- _WHAT TO DO_
Each line containing the word "with" must be reported.

=====

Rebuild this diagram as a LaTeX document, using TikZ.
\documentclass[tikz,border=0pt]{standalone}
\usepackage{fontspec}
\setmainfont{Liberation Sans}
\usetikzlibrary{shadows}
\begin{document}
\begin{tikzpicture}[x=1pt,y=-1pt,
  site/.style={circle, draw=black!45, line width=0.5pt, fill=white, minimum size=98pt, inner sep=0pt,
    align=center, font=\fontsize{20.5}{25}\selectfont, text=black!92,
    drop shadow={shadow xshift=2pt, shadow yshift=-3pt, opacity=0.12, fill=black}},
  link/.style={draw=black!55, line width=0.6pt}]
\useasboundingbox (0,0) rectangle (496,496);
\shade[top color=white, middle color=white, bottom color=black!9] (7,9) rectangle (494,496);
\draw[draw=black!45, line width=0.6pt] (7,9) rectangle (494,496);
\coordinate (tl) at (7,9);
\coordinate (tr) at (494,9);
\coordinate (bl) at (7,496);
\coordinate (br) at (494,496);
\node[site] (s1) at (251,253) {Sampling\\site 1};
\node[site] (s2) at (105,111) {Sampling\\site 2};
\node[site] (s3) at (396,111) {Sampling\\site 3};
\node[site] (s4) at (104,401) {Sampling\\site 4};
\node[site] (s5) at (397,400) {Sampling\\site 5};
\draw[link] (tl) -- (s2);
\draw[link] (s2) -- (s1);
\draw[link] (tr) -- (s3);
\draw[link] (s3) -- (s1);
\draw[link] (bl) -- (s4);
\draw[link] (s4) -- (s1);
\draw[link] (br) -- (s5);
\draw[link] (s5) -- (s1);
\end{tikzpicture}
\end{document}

=====

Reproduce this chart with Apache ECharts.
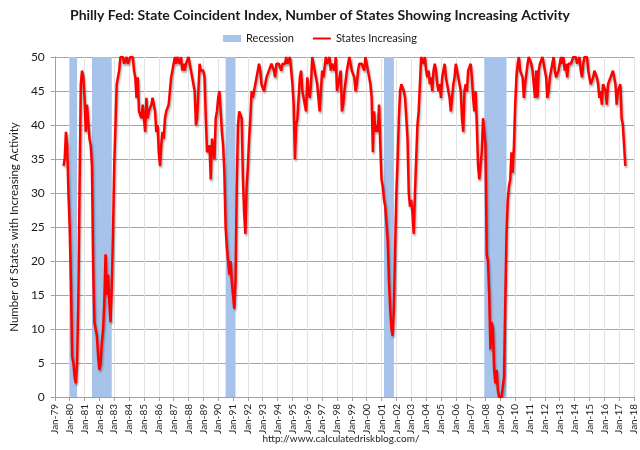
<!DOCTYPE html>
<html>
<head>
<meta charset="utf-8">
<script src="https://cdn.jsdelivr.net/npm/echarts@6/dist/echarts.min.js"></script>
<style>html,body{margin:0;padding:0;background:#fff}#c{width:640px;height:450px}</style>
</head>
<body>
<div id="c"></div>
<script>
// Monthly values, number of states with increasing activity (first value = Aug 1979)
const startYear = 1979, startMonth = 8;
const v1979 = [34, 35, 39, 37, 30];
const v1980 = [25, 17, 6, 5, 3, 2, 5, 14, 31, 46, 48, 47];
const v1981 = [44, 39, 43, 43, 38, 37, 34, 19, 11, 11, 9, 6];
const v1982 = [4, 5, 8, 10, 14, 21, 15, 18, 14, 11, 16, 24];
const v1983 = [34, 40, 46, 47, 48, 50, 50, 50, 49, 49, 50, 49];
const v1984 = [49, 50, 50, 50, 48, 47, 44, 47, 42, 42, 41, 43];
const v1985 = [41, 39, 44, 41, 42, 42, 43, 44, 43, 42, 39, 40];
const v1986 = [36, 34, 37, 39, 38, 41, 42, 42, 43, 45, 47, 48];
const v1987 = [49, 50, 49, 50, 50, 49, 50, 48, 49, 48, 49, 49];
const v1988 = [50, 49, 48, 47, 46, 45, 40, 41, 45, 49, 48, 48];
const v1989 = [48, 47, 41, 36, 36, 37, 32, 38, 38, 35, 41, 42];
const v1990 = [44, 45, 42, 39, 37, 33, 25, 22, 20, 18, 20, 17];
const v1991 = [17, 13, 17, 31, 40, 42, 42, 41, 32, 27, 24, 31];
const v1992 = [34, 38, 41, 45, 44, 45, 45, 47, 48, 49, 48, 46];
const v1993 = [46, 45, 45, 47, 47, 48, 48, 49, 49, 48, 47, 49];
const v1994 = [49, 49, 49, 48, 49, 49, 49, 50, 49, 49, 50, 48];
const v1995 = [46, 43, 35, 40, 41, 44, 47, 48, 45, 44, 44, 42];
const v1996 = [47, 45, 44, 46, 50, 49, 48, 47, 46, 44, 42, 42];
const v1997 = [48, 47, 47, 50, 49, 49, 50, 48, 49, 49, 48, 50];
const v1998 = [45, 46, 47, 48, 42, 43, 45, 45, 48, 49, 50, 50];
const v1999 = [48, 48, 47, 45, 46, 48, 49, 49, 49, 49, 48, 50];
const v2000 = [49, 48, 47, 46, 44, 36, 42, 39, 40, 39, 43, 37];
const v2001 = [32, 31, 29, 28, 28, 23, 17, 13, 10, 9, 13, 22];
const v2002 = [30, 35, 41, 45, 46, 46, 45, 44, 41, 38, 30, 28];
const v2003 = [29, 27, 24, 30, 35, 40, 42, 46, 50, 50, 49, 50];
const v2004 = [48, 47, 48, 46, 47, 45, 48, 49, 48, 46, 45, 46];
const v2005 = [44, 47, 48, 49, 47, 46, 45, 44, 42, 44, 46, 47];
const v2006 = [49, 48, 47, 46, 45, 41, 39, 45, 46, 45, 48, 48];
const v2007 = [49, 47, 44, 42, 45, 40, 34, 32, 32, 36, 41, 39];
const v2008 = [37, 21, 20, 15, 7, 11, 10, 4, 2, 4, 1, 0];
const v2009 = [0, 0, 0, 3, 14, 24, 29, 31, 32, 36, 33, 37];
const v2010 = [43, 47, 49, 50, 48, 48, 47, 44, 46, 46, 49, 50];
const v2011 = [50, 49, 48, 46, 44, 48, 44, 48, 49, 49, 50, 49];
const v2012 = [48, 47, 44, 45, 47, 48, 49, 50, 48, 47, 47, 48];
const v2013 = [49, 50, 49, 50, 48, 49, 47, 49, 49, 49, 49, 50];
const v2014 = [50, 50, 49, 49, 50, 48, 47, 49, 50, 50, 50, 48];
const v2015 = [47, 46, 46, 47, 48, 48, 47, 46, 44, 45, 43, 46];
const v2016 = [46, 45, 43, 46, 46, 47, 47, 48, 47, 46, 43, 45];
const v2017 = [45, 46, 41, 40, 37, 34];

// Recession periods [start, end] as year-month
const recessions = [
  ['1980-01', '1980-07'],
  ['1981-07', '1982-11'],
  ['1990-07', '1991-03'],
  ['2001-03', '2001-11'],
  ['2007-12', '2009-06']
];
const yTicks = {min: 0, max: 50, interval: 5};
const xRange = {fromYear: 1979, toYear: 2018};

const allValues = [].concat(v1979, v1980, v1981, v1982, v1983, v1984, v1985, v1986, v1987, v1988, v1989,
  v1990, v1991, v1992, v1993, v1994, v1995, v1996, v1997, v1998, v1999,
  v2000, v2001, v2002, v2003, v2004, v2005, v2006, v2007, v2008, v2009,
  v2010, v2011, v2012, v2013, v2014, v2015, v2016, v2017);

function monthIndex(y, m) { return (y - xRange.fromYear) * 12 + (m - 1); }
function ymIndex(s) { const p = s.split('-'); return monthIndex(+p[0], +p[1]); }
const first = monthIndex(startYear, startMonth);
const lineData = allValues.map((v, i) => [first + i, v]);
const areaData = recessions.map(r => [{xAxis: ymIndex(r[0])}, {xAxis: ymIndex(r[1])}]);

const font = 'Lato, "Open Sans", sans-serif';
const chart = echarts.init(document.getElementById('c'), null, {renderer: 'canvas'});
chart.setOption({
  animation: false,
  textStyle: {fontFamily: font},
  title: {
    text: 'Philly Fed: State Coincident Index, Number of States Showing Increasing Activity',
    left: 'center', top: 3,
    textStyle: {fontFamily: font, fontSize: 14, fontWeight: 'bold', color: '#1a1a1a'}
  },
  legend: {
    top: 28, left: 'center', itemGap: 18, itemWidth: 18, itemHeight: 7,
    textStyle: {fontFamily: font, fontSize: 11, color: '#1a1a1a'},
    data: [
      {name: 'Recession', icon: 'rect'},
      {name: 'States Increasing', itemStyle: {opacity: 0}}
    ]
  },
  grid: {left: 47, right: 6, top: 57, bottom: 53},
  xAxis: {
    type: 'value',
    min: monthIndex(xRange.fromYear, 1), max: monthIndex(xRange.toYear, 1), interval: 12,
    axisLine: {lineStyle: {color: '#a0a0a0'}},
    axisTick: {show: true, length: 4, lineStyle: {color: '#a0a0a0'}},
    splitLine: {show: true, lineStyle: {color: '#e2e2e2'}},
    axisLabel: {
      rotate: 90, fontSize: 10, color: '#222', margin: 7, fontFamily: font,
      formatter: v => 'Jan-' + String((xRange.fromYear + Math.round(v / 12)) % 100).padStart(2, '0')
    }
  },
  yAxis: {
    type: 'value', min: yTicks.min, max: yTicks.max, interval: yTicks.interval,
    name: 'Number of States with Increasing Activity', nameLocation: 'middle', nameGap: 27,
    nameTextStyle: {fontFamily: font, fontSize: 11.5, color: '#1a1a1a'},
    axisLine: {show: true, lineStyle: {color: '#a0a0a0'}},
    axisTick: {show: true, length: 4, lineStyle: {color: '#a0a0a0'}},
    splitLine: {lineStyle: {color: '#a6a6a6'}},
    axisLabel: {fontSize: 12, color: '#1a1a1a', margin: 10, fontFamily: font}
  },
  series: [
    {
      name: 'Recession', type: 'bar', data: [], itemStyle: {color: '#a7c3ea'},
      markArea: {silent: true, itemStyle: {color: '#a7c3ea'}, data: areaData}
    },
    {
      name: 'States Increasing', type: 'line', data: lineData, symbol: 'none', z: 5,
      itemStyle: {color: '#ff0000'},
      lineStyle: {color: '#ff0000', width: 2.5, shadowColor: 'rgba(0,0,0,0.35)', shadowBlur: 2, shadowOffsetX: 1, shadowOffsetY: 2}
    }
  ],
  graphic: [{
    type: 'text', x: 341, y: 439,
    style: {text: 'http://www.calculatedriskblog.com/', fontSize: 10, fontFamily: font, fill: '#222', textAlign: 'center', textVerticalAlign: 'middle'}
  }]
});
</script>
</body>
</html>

=====

- _THE REPLY_
Reproduce this chart with Apache ECharts.
// Monthly values, number of states with increasing activity (first value = Aug 1979)
    name: 'Number of States with Increasing Activity', nameLocation: 'middle', nameGap: 27,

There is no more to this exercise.